■ SET PROBLEM
Return every line below as is, leaving out the pictures.

■ Source code of charts
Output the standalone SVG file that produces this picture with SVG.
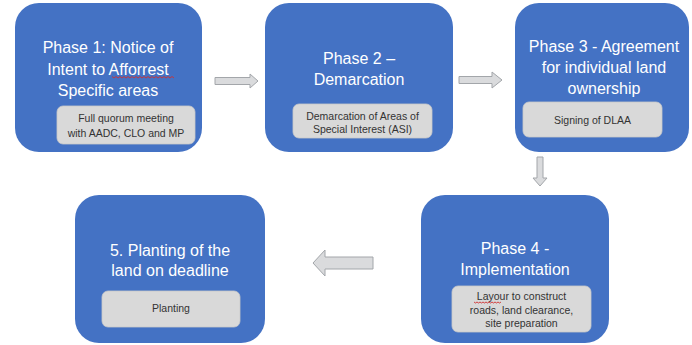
<svg xmlns="http://www.w3.org/2000/svg" width="692" height="345" viewBox="0 0 692 345">
<style>
.box{fill:#4472c4;}
.sub{fill:#d9d9d9;stroke:#c9c9c9;stroke-width:0.8;}
.title{font-family:"Liberation Sans",Arial,sans-serif;font-size:16px;fill:#ffffff;text-anchor:middle;}
.st{font-family:"Liberation Sans",Arial,sans-serif;font-size:10.5px;fill:#333333;text-anchor:middle;}
.arrow{fill:#dadbdd;stroke:#a3a6aa;stroke-width:1;stroke-linejoin:miter;}
.squig{fill:none;stroke:#d03030;stroke-width:0.9;}
</style>
<rect width="692" height="345" fill="#ffffff"/>
<g id="connectors">
<polygon class="arrow" points="215,77.5 250,77.5 250,74 258,81 250,88 250,84.5 215,84.5"/>
<polygon class="arrow" points="459,76.5 492,76.5 492,72 502,80 492,88 492,83.5 459,83.5"/>
<polygon class="arrow" points="537,157 543,157 543,178 547,178 540,186 533,178 537,178"/>
<polygon class="arrow" points="373,257 325,257 325,250 313,263 325,276 325,269 373,269"/>
</g>
<g id="phase1">
<rect class="box" x="15" y="3" width="187" height="149" rx="24"/>
<text class="title" x="108" y="53">Phase 1: Notice of</text>
<text class="title" x="108" y="74.5">Intent to Afforrest</text>
<text class="title" x="108" y="96">Specific areas</text>
<polyline class="squig" points="112,76.5 114,78 116,76.5 118,78 120,76.5 122,78 124,76.5 126,78 128,76.5 130,78 132,76.5 134,78 136,76.5 138,78 140,76.5 142,78 144,76.5 146,78 148,76.5 150,78 152,76.5 154,78 156,76.5 158,78 160,76.5 162,78 164,76.5 166,78 168,76.5 170,78 172,76.5 174,78"/>
<rect class="sub" x="57" y="106" width="138" height="38" rx="6"/>
<text class="st" x="126" y="122">Full quorum meeting</text>
<text class="st" x="126" y="137">with AADC, CLO and MP</text>
</g>
<g id="phase2">
<rect class="box" x="265" y="3" width="188" height="149" rx="24"/>
<text class="title" x="359" y="63.5">Phase 2 –</text>
<text class="title" x="359" y="85">Demarcation</text>
<rect class="sub" x="293" y="104" width="139" height="34" rx="6"/>
<text class="st" x="362.5" y="120">Demarcation of Areas of</text>
<text class="st" x="362.5" y="133">Special Interest (ASI)</text>
</g>
<g id="phase3">
<rect class="box" x="515" y="3" width="174" height="149" rx="24"/>
<text class="title" x="604" y="52">Phase 3 - Agreement</text>
<text class="title" x="604" y="73">for individual land</text>
<text class="title" x="604" y="94">ownership</text>
<rect class="sub" x="523" y="102" width="139" height="35" rx="6"/>
<text class="st" x="592.5" y="123.5">Signing of DLAA</text>
</g>
<g id="phase4">
<rect class="box" x="421" y="195" width="188" height="148" rx="24"/>
<text class="title" x="515" y="254">Phase 4 -</text>
<text class="title" x="515" y="275">Implementation</text>
<rect class="sub" x="452" y="286" width="139" height="46" rx="6"/>
<text class="st" x="521.5" y="300">Layour to construct</text>
<text class="st" x="521.5" y="313.5">roads, land clearance,</text>
<text class="st" x="521.5" y="327">site preparation</text>
<polyline class="squig" points="474,302 475.5,303 477,302 478.5,303 480,302 481.5,303 483,302 484.5,303 486,302 487.5,303 489,302 490.5,303 492,302 493.5,303 495,302 496.5,303 498,302 499.5,303 501,302"/>
</g>
<g id="phase5">
<rect class="box" x="75" y="195" width="190" height="148" rx="24"/>
<text class="title" x="170" y="256">5. Planting of the</text>
<text class="title" x="170" y="276">land on deadline</text>
<rect class="sub" x="102" y="291" width="138" height="36" rx="6"/>
<text class="st" x="171" y="312">Planting</text>
</g>
</svg>
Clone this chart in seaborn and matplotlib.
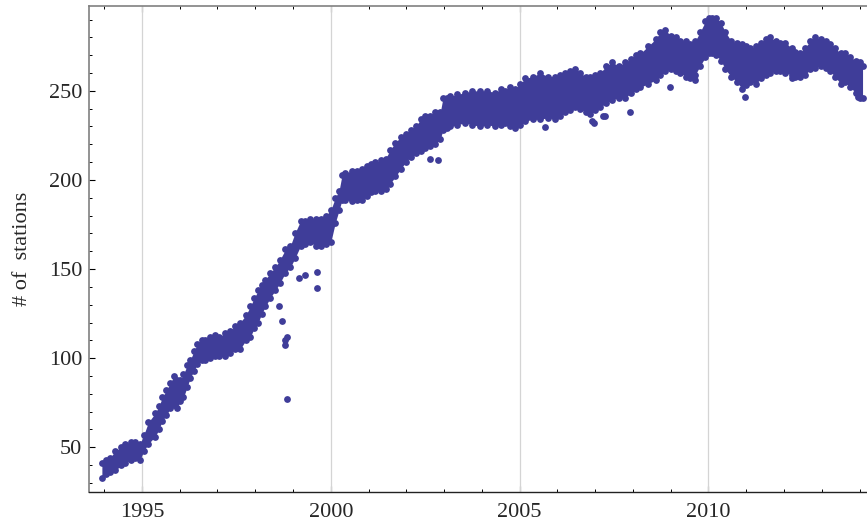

■ COMPLETED TASK
Output the standalone SVG file that produces this picture with SVG.
<svg xmlns="http://www.w3.org/2000/svg" width="692" height="345" viewBox="0 0 692 345">
<style>
.box{fill:#4472c4;}
.sub{fill:#d9d9d9;stroke:#c9c9c9;stroke-width:0.8;}
.title{font-family:"Liberation Sans",Arial,sans-serif;font-size:16px;fill:#ffffff;text-anchor:middle;}
.st{font-family:"Liberation Sans",Arial,sans-serif;font-size:10.5px;fill:#333333;text-anchor:middle;}
.arrow{fill:#dadbdd;stroke:#a3a6aa;stroke-width:1;stroke-linejoin:miter;}
.squig{fill:none;stroke:#d03030;stroke-width:0.9;}
</style>
<rect width="692" height="345" fill="#ffffff"/>
<g id="connectors">
<polygon class="arrow" points="215,77.5 250,77.5 250,74 258,81 250,88 250,84.5 215,84.5"/>
<polygon class="arrow" points="459,76.5 492,76.5 492,72 502,80 492,88 492,83.5 459,83.5"/>
<polygon class="arrow" points="537,157 543,157 543,178 547,178 540,186 533,178 537,178"/>
<polygon class="arrow" points="373,257 325,257 325,250 313,263 325,276 325,269 373,269"/>
</g>
<g id="phase1">
<rect class="box" x="15" y="3" width="187" height="149" rx="24"/>
<text class="title" x="108" y="53">Phase 1: Notice of</text>
<text class="title" x="108" y="74.5">Intent to Afforrest</text>
<text class="title" x="108" y="96">Specific areas</text>
<polyline class="squig" points="112,76.5 114,78 116,76.5 118,78 120,76.5 122,78 124,76.5 126,78 128,76.5 130,78 132,76.5 134,78 136,76.5 138,78 140,76.5 142,78 144,76.5 146,78 148,76.5 150,78 152,76.5 154,78 156,76.5 158,78 160,76.5 162,78 164,76.5 166,78 168,76.5 170,78 172,76.5 174,78"/>
<rect class="sub" x="57" y="106" width="138" height="38" rx="6"/>
<text class="st" x="126" y="122">Full quorum meeting</text>
<text class="st" x="126" y="137">with AADC, CLO and MP</text>
</g>
<g id="phase2">
<rect class="box" x="265" y="3" width="188" height="149" rx="24"/>
<text class="title" x="359" y="63.5">Phase 2 –</text>
<text class="title" x="359" y="85">Demarcation</text>
<rect class="sub" x="293" y="104" width="139" height="34" rx="6"/>
<text class="st" x="362.5" y="120">Demarcation of Areas of</text>
<text class="st" x="362.5" y="133">Special Interest (ASI)</text>
</g>
<g id="phase3">
<rect class="box" x="515" y="3" width="174" height="149" rx="24"/>
<text class="title" x="604" y="52">Phase 3 - Agreement</text>
<text class="title" x="604" y="73">for individual land</text>
<text class="title" x="604" y="94">ownership</text>
<rect class="sub" x="523" y="102" width="139" height="35" rx="6"/>
<text class="st" x="592.5" y="123.5">Signing of DLAA</text>
</g>
<g id="phase4">
<rect class="box" x="421" y="195" width="188" height="148" rx="24"/>
<text class="title" x="515" y="254">Phase 4 -</text>
<text class="title" x="515" y="275">Implementation</text>
<rect class="sub" x="452" y="286" width="139" height="46" rx="6"/>
<text class="st" x="521.5" y="300">Layour to construct</text>
<text class="st" x="521.5" y="313.5">roads, land clearance,</text>
<text class="st" x="521.5" y="327">site preparation</text>
<polyline class="squig" points="474,302 475.5,303 477,302 478.5,303 480,302 481.5,303 483,302 484.5,303 486,302 487.5,303 489,302 490.5,303 492,302 493.5,303 495,302 496.5,303 498,302 499.5,303 501,302"/>
</g>
<g id="phase5">
<rect class="box" x="75" y="195" width="190" height="148" rx="24"/>
<text class="title" x="170" y="256">5. Planting of the</text>
<text class="title" x="170" y="276">land on deadline</text>
<rect class="sub" x="102" y="291" width="138" height="36" rx="6"/>
<text class="st" x="171" y="312">Planting</text>
</g>
</svg>
Clone this chart in seaborn and matplotlib.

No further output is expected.